WHAT THE TASK REQUIRES: Quote every line of the data below as it stands, omitting pictures.

+++++

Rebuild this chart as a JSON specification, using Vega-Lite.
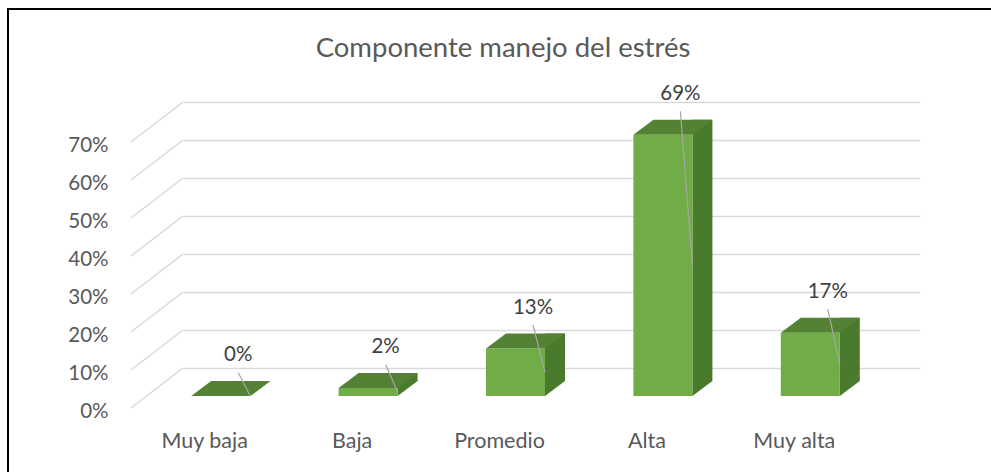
{
  "$schema": "https://vega.github.io/schema/vega-lite/v6.json",
  "autosize": "none",
  "padding": {"left": 8, "top": 9, "right": -20, "bottom": -20},
  "width": 1003,
  "height": 483,
  "background": "white",
  "config": {"view": {"stroke": "black", "strokeWidth": 2}, "font": "Lato"},
  "title": {
    "text": "Componente manejo del estrés",
    "font": "Lato",
    "fontSize": 27.5,
    "fontWeight": "normal",
    "color": "#595959",
    "anchor": "middle",
    "frame": "group",
    "orient": "top",
    "baseline": "alphabetic",
    "offset": -75,
    "dx": -6.5
  },
  "datasets": {
    "bars": [
      {"cat": "Muy baja", "v": 0},
      {"cat": "Baja", "v": 0.0208},
      {"cat": "Promedio", "v": 0.125},
      {"cat": "Alta", "v": 0.6875},
      {"cat": "Muy alta", "v": 0.1667}
    ],
    "ticks": [
      {"t": 0}, {"t": 0.1}, {"t": 0.2}, {"t": 0.3}, {"t": 0.4}, {"t": 0.5}, {"t": 0.6}, {"t": 0.7}
    ]
  },
  "data": {"name": "bars"},
  "encoding": {
    "x": {
      "field": "cat",
      "type": "nominal",
      "sort": null,
      "scale": {"range": [175, 912], "paddingInner": 0, "paddingOuter": 0},
      "axis": {
        "title": null,
        "domain": false,
        "ticks": false,
        "grid": false,
        "labelAngle": 0,
        "labelOffset": -52,
        "offset": -96,
        "labelPadding": 34,
        "labelFont": "Lato",
        "labelFontSize": 21.5,
        "labelColor": "#595959"
      }
    },
    "y": {
      "field": "v",
      "type": "quantitative",
      "scale": {"domain": [0, 0.7], "range": [387, 121], "nice": false, "zero": true},
      "axis": {
        "title": null,
        "values": [0, 0.1, 0.2, 0.3, 0.4, 0.5, 0.6, 0.7],
        "format": ".0%",
        "domain": false,
        "ticks": false,
        "grid": true,
        "gridColor": "#D9D9D9",
        "gridWidth": 1.5,
        "tickOffset": -28,
        "labelOffset": 43,
        "offset": -175,
        "labelPadding": 75,
        "labelFont": "Lato",
        "labelFontSize": 20.5,
        "labelColor": "#595959"
      }
    }
  },
  "layer": [
    {
      "data": {"name": "ticks"},
      "mark": {"type": "rule", "color": "#D9D9D9", "strokeWidth": 1.5, "xOffset": -125.7, "x2Offset": -73.7, "yOffset": 12, "y2Offset": -28},
      "encoding": {
        "x": {"datum": "Muy baja", "type": "nominal"},
        "x2": {"datum": "Muy baja"},
        "y": {"field": "t", "type": "quantitative"},
        "y2": {"field": "t"}
      }
    },
    {
      "mark": {"type": "bar", "color": "#4A7A2C", "width": 20, "xOffset": 3.5, "yOffset": -15, "y2Offset": -15},
      "encoding": {"y2": {"datum": 0}}
    },
    {
      "mark": {"type": "point", "shape": "M 0.7375 -0.375 L 0.7375 0 L 1.2375 -0.375 Z", "size": 6400, "filled": true, "opacity": 1, "color": "#4A7A2C", "strokeWidth": 0, "xOffset": -36},
      "encoding": {"y": {"datum": 0}}
    },
    {
      "mark": {"type": "bar", "color": "#70AD47", "width": 59, "xOffset": -36},
      "encoding": {"y2": {"datum": 0}}
    },
    {
      "mark": {"type": "point", "shape": "M -0.7375 0 L 0.7375 0 L 1.2375 -0.375 L -0.2375 -0.375 Z", "size": 6400, "filled": true, "opacity": 1, "color": "#548235", "strokeWidth": 0, "xOffset": -36}
    },
    {
      "transform": [{"calculate": "datum.v / 2", "as": "mitad"}],
      "mark": {"type": "rule", "color": "#A6A6A6", "strokeWidth": 1.2, "xOffset": -18.5, "x2Offset": -6.5, "yOffset": -23.5},
      "encoding": {"x2": {"field": "cat"}, "y2": {"field": "mitad"}}
    },
    {
      "mark": {"type": "text", "font": "Lato", "fontSize": 20.5, "color": "#404040", "baseline": "middle", "align": "center", "xOffset": -18.5, "yOffset": -41},
      "encoding": {"text": {"field": "v", "type": "quantitative", "format": ".0%"}}
    }
  ]
}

+++++

SOLUTION TO THE EXERCISE:
Rebuild this chart as a JSON specification, using Vega-Lite.
{
  "$schema": "https://vega.github.io/schema/vega-lite/v6.json",
  "autosize": "none",
  "padding": {"left": 8, "top": 9, "right": -20, "bottom": -20},
  "width": 1003,
  "height": 483,
  "background": "white",
  "config": {"view": {"stroke": "black", "strokeWidth": 2}, "font": "Lato"},
  "title": {
    "text": "Componente manejo del estrés",
    "font": "Lato",
    "fontSize": 27.5,
    "fontWeight": "normal",
    "color": "#595959",
    "anchor": "middle",
    "frame": "group",
    "orient": "top",
    "baseline": "alphabetic",
    "offset": -75,
    "dx": -6.5
  },
  "datasets": {
    "bars": [
      {"cat": "Muy baja", "v": 0},
      {"cat": "Baja", "v": 0.0208},
      {"cat": "Promedio", "v": 0.125},
      {"cat": "Alta", "v": 0.6875},
      {"cat": "Muy alta", "v": 0.1667}
    ],
    "ticks": [
      {"t": 0}, {"t": 0.1}, {"t": 0.2}, {"t": 0.3}, {"t": 0.4}, {"t": 0.5}, {"t": 0.6}, {"t": 0.7}
    ]
  },
  "data": {"name": "bars"},
  "encoding": {
    "x": {
      "field": "cat",
      "type": "nominal",
      "sort": null,
      "scale": {"range": [175, 912], "paddingInner": 0, "paddingOuter": 0},
      "axis": {
        "title": null,
        "domain": false,
        "ticks": false,
        "grid": false,
        "labelAngle": 0,
        "labelOffset": -52,
        "offset": -96,
        "labelPadding": 34,
        "labelFont": "Lato",
        "labelFontSize": 21.5,
        "labelColor": "#595959"
      }
    },
    "y": {
      "field": "v",
      "type": "quantitative",
      "scale": {"domain": [0, 0.7], "range": [387, 121], "nice": false, "zero": true},
      "axis": {
        "title": null,
        "values": [0, 0.1, 0.2, 0.3, 0.4, 0.5, 0.6, 0.7],
        "format": ".0%",
        "domain": false,
        "ticks": false,
        "grid": true,
        "gridColor": "#D9D9D9",
        "gridWidth": 1.5,
        "tickOffset": -28,
        "labelOffset": 43,
        "offset": -175,
        "labelPadding": 75,
        "labelFont": "Lato",
        "labelFontSize": 20.5,
        "labelColor": "#595959"
      }
    }
  },
  "layer": [
    {
      "data": {"name": "ticks"},
      "mark": {"type": "rule", "color": "#D9D9D9", "strokeWidth": 1.5, "xOffset": -125.7, "x2Offset": -73.7, "yOffset": 12, "y2Offset": -28},
      "encoding": {
        "x": {"datum": "Muy baja", "type": "nominal"},
        "x2": {"datum": "Muy baja"},
        "y": {"field": "t", "type": "quantitative"},
        "y2": {"field": "t"}
      }
    },
    {
      "mark": {"type": "bar", "color": "#4A7A2C", "width": 20, "xOffset": 3.5, "yOffset": -15, "y2Offset": -15},
      "encoding": {"y2": {"datum": 0}}
    },
    {
      "mark": {"type": "point", "shape": "M 0.7375 -0.375 L 0.7375 0 L 1.2375 -0.375 Z", "size": 6400, "filled": true, "opacity": 1, "color": "#4A7A2C", "strokeWidth": 0, "xOffset": -36},
      "encoding": {"y": {"datum": 0}}
    },
    {
      "mark": {"type": "bar", "color": "#70AD47", "width": 59, "xOffset": -36},
      "encoding": {"y2": {"datum": 0}}
    },
    {
      "mark": {"type": "point", "shape": "M -0.7375 0 L 0.7375 0 L 1.2375 -0.375 L -0.2375 -0.375 Z", "size": 6400, "filled": true, "opacity": 1, "color": "#548235", "strokeWidth": 0, "xOffset": -36}
    },
    {
      "transform": [{"calculate": "datum.v / 2", "as": "mitad"}],
      "mark": {"type": "rule", "color": "#A6A6A6", "strokeWidth": 1.2, "xOffset": -18.5, "x2Offset": -6.5, "yOffset": -23.5},
      "encoding": {"x2": {"field": "cat"}, "y2": {"field": "mitad"}}
    },
    {
      "mark": {"type": "text", "font": "Lato", "fontSize": 20.5, "color": "#404040", "baseline": "middle", "align": "center", "xOffset": -18.5, "yOffset": -41},
      "encoding": {"text": {"field": "v", "type": "quantitative", "format": ".0%"}}
    }
  ]
}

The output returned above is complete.